I am not sure that I have a solution to this, but I make the observation that amongst the design goals of using the original relationships idea, was that the registry should be normalised so that there was only one e.g. SDSS (Data collection) record, so that in principle it was easy to query for services related to that Data Collection. There is a practical resource curation reason for multiple (diversely owned) Data Services to point to the single Data Collection record rather than try to add anything to the existing record in that the Data Service owner might not be able to edit the Data Collection record if they do not have permission to edit in the owning Authority. I think that in principle the data model of the resource registry does allow for the expression of all the necessary relationships, whilst keeping this curatorial convenience.

I think that I follow your argument that it is difficult/impossible to form queries with ADQL that can do the sorts of “find me the services that give me column x from data collection y” queries, but that seems to be the fault of ADQL not being at least as expressive as SQL (e.g. missing unions) - so it would seem better to me to add facilities to ADQL to solve this problem rather than corrupting the registry data model (or at the very least introducing curatorial inconveniences).

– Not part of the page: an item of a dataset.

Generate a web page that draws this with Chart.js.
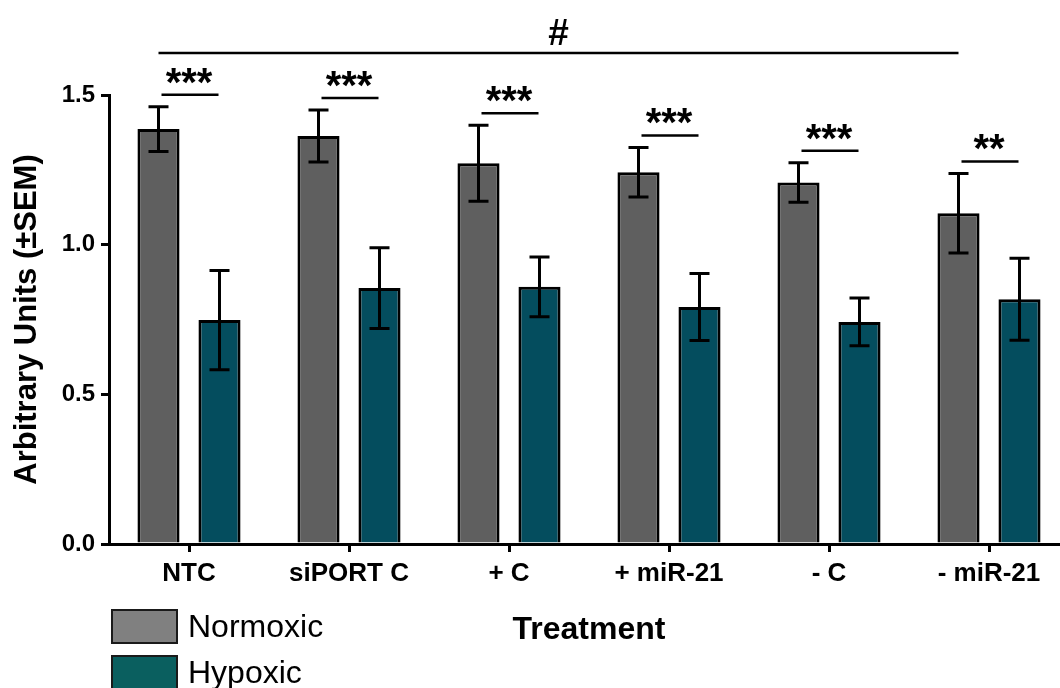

Another design conflict that has long troubled the registry (and other IVOA services for that matter) is the tension between the “high level” and the “low level” view of what the service/protocol should be able to do. I believe that the protocols should be designed with the “low level” mindset, by which I mean that the protocol/query language should be capable of being maximally expressive which might mean that only “experts” can form queries. I do not think that this difficulty should concern us too much, as most of the interaction by a "non-expert" will most often be via specialised client software which can hide much of the complexity from the end user. A good client could package the “find me the services that give me column x from data collection y” query behind which might actually be multiple “low level" queries to the registry.

The most important quality of the “low level” queries is that they give consistent answers against the registry model, and this is what RegTAP regularizes compared to the previous definition of the querying interfaces in Registry Interface 1.0. It should be remembered that the whole of the registry metadata is not that large, so if the only way to do some complex “high level” queries is by multiple passes, then I think that is a better solution than allowing various forms of denormalisation to make the data model a bit blurry.

Cheers,
	Paul.

p.s. As a historical note the old Astrogrid Desktop (which used Xquery against the XML version of the registry to get the full expressiveness that it needed in RegInterface 1.0) had several built-in high level queries (for which you only supplied the arguments) as well as its own simple “high level” query language (which got translated to Xquery) and the possibility of entering Xquery directly.